With more than 60% of global sukuk issuances taking place in Malaysia – and around 70% of the country’s domestic debt issuances now in the form of these Islamic bonds – these days, Kuala Lumpur can rightly claim to be the global capital of sukuk. This status looks set to continue too, with the government firmly backing market expansion, both via provisions in the Financial Sector Blueprint (FSB) and projects outlined in the country’s Economic Transformation Programme (ETP). Meanwhile, with global demand for sukuk rising fast, as the IFS sector expands and Islamic investors seek sharia-compliant products to manage their assets, the country’s sukuk-friendly regime continues to pull in issuers. Yet this position is not without its challenges. In particular, the issue of making sure Malaysian sukuks are more universally accepted, even among Islamic investors, is likely to continue to exercise minds.
A PIONEER: The government was the first issuer of sukuk in Malaysia, a move made in 1983 to enable asset management in the nascent Islamic banking sector. The first private sukuk issue came in 1990, a RM125m ($40.3m) Shell MDS issue, with two other global milestones being the issuance of the first sukuk ijara (Islamic equivalent of leasing) in 2002, and the first sovereign sukuk, also ijara, later that year. In 2005, Malaysia also saw the first musharaka (profit-loss sharing) sukuk issued, as well as the world’s first mudharaba (profit sharing) issue. The first international subordinated sukuk was issued by Maybank in 2007. Since then, the market has mushroomed, both in Malaysia and globally. By 2009, according to the ETP, sukuk accounted for RM32bn ($10.3bn) out of a total RM61bn ($19.7bn) of Malaysia’s corporate debt issue, with the sukuk figure some 47% of the global market. The highest peak was just before the global downturn, in 2007, when ringgit-denominated sukuk reached RM38.7bn ($12.5bn), according to Bloomberg. In 2010 this figure was RM32.9bn ($10.6bn), while 2011 appears to have exceeded even the 2007 record. According to the latest available figures from the Securities Commission (SC), the first half of 2012 saw some RM22.3bn ($7.19bn) of corporate sukuk approved, along with RM153.9bn ($49.65bn) issued, compared to RM90.6bn ($29.23bn) of corporate sukuk issued in the same period of the previous year. The figure for the first half of 2012 comprised some 49% of all bonds and sukuk outstanding in the Malaysian market.
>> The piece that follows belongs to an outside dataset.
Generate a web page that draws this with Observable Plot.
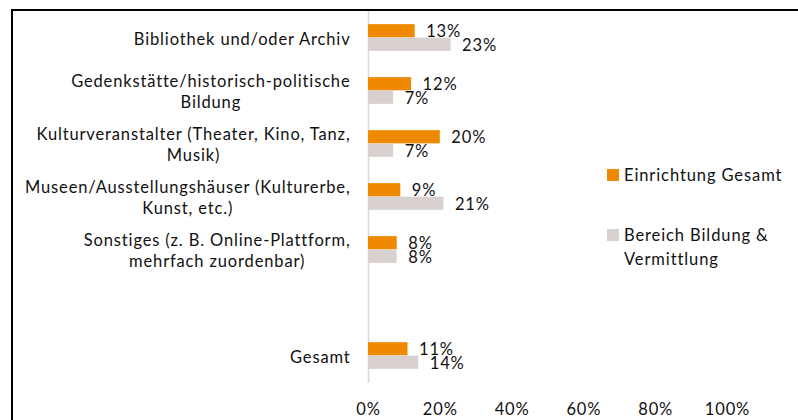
<!DOCTYPE html>
<html><head><meta charset="utf-8">
<script src="https://cdn.jsdelivr.net/npm/d3@7"></script>
<script src="https://cdn.jsdelivr.net/npm/@observablehq/plot@0.6"></script>
<style>
body{margin:0;background:#fff;font-family:Lato,"Noto Sans",sans-serif;color:#111;}
#wrap{position:relative;width:798px;height:420px;overflow:hidden;}
#border{position:absolute;left:11px;top:9px;width:820px;height:440px;border-top:2px solid #000;border-left:2px solid #000;pointer-events:none;}
.lg{position:absolute;left:607px;font-size:16.5px;line-height:24px;letter-spacing:0.9px;}
.lg .sw{position:absolute;left:0;width:11.5px;height:11.5px;}
.lg .tx{position:absolute;left:17px;white-space:nowrap;}
</style>
</head><body>
<div id="wrap"><div id="chart"></div><div id="border"></div></div>
<script>
const categories = ["Bibliothek und/oder Archiv", "Gedenkstätte/historisch-politische Bildung", "Kulturveranstalter (Theater, Kino, Tanz, Musik)", "Museen/Ausstellungshäuser (Kulturerbe, Kunst, etc.)", "Sonstiges (z. B. Online-Plattform, mehrfach zuordenbar)", "", "Gesamt"];
const tickLabels = ["Bibliothek und/oder Archiv", "Gedenkstätte/historisch-politische\nBildung", "Kulturveranstalter (Theater, Kino, Tanz,\nMusik)", "Museen/Ausstellungshäuser (Kulturerbe,\nKunst, etc.)", "Sonstiges (z. B. Online-Plattform,\nmehrfach zuordenbar)", "", "Gesamt"];
const series = ["Einrichtung Gesamt", "Bereich Bildung & Vermittlung"];
const legendLabels = ["Einrichtung Gesamt", "Bereich Bildung &\nVermittlung"];
const colors = ["#EF8A00", "#D8D1CF"];
const einrichtung = [13, 12, 20, 9, 8, null, 11];
const bereich = [23, 7, 7, 21, 8, null, 14];
const xTicks = [0, 20, 40, 60, 80, 100];

const W = 798, H = 420, mt = 10, mb = 37, ml = 368, mr = 71;
const band = (H - mt - mb) / categories.length;
const barH = 13.5;

const rows = categories.flatMap((c, i) => [
  {cat: c, series: series[0], value: einrichtung[i]},
  {cat: c, series: series[1], value: bereich[i]}
]).filter(d => d.value != null);
const s0 = rows.filter(d => d.series === series[0]);
const s1 = rows.filter(d => d.series === series[1]);

const plot = Plot.plot({
  width: W, height: H,
  marginTop: mt, marginBottom: mb, marginLeft: ml, marginRight: mr,
  style: {fontFamily: "Lato, 'Noto Sans', sans-serif", fontSize: "16.5px", letterSpacing: "0.85px", color: "#111", background: "transparent"},
  x: {domain: [0, 100]},
  y: {domain: categories, padding: 0},
  color: {domain: series, range: colors},
  marks: [
    Plot.ruleX([0], {stroke: "#d9d9d9", strokeWidth: 1.5}),
    Plot.barX(s0, {x: "value", y: "cat", fill: "series", insetTop: band / 2 - barH, insetBottom: band / 2}),
    Plot.barX(s1, {x: "value", y: "cat", fill: "series", insetTop: band / 2, insetBottom: band / 2 - barH}),
    Plot.text(s0, {x: "value", y: "cat", text: d => d.value + "%", textAnchor: "start", dx: 11, dy: -barH / 2, fill: "#111"}),
    Plot.text(s1, {x: "value", y: "cat", text: d => d.value + "%", textAnchor: "start", dx: 11, dy: barH / 2 + 1, fill: "#111"}),
    Plot.axisY({tickSize: 0, tickPadding: 18, label: null, lineHeight: 1.28, tickFormat: c => tickLabels[categories.indexOf(c)]}),
    Plot.axisX({ticks: xTicks, tickFormat: d => d + "%", tickSize: 0, tickPadding: 20, label: null})
  ]
});
document.getElementById("chart").appendChild(plot);

// Excel-style: wrapped category labels are centered within their right-aligned block
plot.querySelectorAll('g[aria-label="y-axis tick label"] text').forEach(t => {
  const tsp = t.querySelectorAll("tspan");
  if (tsp.length < 2) return;
  const w = t.getBBox().width;
  t.setAttribute("text-anchor", "middle");
  tsp.forEach(s => s.setAttribute("x", -w / 2));
});

// legend
const wrap = document.getElementById("wrap");
const tops = [163, 223];
series.forEach((s, i) => {
  const g = document.createElement("div");
  g.className = "lg";
  g.style.top = tops[i] + "px";
  const sw = document.createElement("div");
  sw.className = "sw"; sw.style.background = colors[i]; sw.style.top = "6px";
  const tx = document.createElement("div");
  tx.className = "tx";
  tx.innerHTML = legendLabels[i].split("\n").join("<br>");
  g.appendChild(sw); g.appendChild(tx);
  wrap.appendChild(g);
});
</script>
</body></html>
STELLAR YEAR: Up to August 2012 some stand-out issuances included January’s world-record RM30.6bn ($9.9bn) sukuk, issued by Projek Lebuhraya Usahasama and aimed at securing financing for the purchase of five toll concessions. Khazanah Nasional sold a RM1.09bn ($351.6m) convertible sukuk in March, the same month Tanjung Bin Energy made a RM3.3bn ($1.1bn) sukuk private placement. A RM2.5bn ($806.5m) perpetual sukuk was then announced in June by Malaysian Airlines. Also in June, the National Higher Education Loan Corporation (PTPTN) issued a RM2.5bn ($806.5m) sukuk, while the Johor Corporation launched a RM3bn ($967.8m) sukuk the same month. Then there was the RM8bn ($2.6bn) sukuk announced in July to help finance the mass rapid transit project, initiated by Danainfra Nasional. These issuances from the first seven months of the year total RM50.99bn ($16.4bn).
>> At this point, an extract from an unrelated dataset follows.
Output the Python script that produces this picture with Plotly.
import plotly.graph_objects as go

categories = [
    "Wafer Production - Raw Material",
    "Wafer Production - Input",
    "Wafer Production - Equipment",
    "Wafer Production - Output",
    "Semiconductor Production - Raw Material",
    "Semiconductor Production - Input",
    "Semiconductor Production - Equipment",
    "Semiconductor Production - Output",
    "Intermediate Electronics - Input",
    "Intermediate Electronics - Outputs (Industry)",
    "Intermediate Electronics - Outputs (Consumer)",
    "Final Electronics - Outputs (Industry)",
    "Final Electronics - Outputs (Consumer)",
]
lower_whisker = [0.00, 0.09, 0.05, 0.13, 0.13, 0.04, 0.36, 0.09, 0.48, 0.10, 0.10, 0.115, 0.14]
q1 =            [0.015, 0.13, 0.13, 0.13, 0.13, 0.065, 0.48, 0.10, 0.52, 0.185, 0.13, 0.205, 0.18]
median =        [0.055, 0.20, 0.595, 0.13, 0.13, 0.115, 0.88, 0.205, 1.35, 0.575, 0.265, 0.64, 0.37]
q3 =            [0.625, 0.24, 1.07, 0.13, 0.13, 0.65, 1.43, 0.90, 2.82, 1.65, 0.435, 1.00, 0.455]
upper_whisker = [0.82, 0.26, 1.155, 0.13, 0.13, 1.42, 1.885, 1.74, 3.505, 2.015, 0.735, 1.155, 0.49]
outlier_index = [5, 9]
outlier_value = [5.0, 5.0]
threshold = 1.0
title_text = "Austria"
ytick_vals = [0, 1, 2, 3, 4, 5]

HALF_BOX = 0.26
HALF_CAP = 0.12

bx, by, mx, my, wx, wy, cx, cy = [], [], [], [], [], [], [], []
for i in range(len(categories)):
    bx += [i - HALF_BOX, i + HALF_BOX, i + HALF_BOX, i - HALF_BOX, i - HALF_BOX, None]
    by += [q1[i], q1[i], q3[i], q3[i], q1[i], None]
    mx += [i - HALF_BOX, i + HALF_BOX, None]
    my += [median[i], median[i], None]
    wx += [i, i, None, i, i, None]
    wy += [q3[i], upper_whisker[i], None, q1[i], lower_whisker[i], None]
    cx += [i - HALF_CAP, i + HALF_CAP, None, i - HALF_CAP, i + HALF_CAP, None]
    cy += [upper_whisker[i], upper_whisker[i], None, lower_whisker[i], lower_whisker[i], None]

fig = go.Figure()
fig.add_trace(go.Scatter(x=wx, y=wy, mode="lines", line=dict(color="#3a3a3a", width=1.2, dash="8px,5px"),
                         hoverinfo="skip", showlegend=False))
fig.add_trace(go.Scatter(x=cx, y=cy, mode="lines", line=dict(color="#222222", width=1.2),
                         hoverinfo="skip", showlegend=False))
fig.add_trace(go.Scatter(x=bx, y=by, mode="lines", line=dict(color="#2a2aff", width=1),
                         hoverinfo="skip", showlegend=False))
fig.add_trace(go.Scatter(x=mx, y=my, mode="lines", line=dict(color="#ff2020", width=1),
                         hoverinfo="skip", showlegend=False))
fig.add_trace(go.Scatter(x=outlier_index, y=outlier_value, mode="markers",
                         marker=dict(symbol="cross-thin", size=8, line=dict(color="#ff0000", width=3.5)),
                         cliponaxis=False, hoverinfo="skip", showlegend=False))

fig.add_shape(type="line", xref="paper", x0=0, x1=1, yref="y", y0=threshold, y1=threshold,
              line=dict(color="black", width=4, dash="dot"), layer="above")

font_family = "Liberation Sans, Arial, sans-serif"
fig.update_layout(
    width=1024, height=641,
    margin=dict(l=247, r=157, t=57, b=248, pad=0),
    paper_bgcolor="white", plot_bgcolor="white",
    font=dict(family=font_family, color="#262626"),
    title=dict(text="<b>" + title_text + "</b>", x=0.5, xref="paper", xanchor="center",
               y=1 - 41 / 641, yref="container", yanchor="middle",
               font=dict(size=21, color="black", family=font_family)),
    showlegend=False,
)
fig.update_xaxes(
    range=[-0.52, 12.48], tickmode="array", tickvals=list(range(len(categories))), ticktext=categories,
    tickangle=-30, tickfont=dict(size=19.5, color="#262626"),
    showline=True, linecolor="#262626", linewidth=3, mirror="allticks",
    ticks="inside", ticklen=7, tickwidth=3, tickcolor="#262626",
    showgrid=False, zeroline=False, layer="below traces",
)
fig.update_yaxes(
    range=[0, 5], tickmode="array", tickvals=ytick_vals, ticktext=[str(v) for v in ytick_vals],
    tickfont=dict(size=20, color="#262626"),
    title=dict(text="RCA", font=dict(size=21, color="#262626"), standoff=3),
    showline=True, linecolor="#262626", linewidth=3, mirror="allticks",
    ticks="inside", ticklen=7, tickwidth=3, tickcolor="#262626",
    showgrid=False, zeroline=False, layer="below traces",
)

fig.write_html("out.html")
MODELS: The SC figures show that the majority of the sukuk issued between the first and third quarter of 2011 – 59% – consisted of musharaka, with 13% ijara, 10% murabaha (cost-plus financing), 9% mudharaba and 9% wakala. Wakala uses a special-purpose vehicle to issue debt and is an innovative product which Malaysia began issuing in 2011 to high demand. This illustrated the long-term confidence of investors in this form of sukuk and in the Malaysian market.
As the sukuk market moves forward, it will likely see even more innovative products on offer, although to date, so-called plain vanilla sukuk have been popular enough. Indeed, many firms go for simpler products in order to keep costs down. Also helping with this is the positive tax environment, with investors exempted from capital gains taxes on non-ringgit sukuk up to 2014.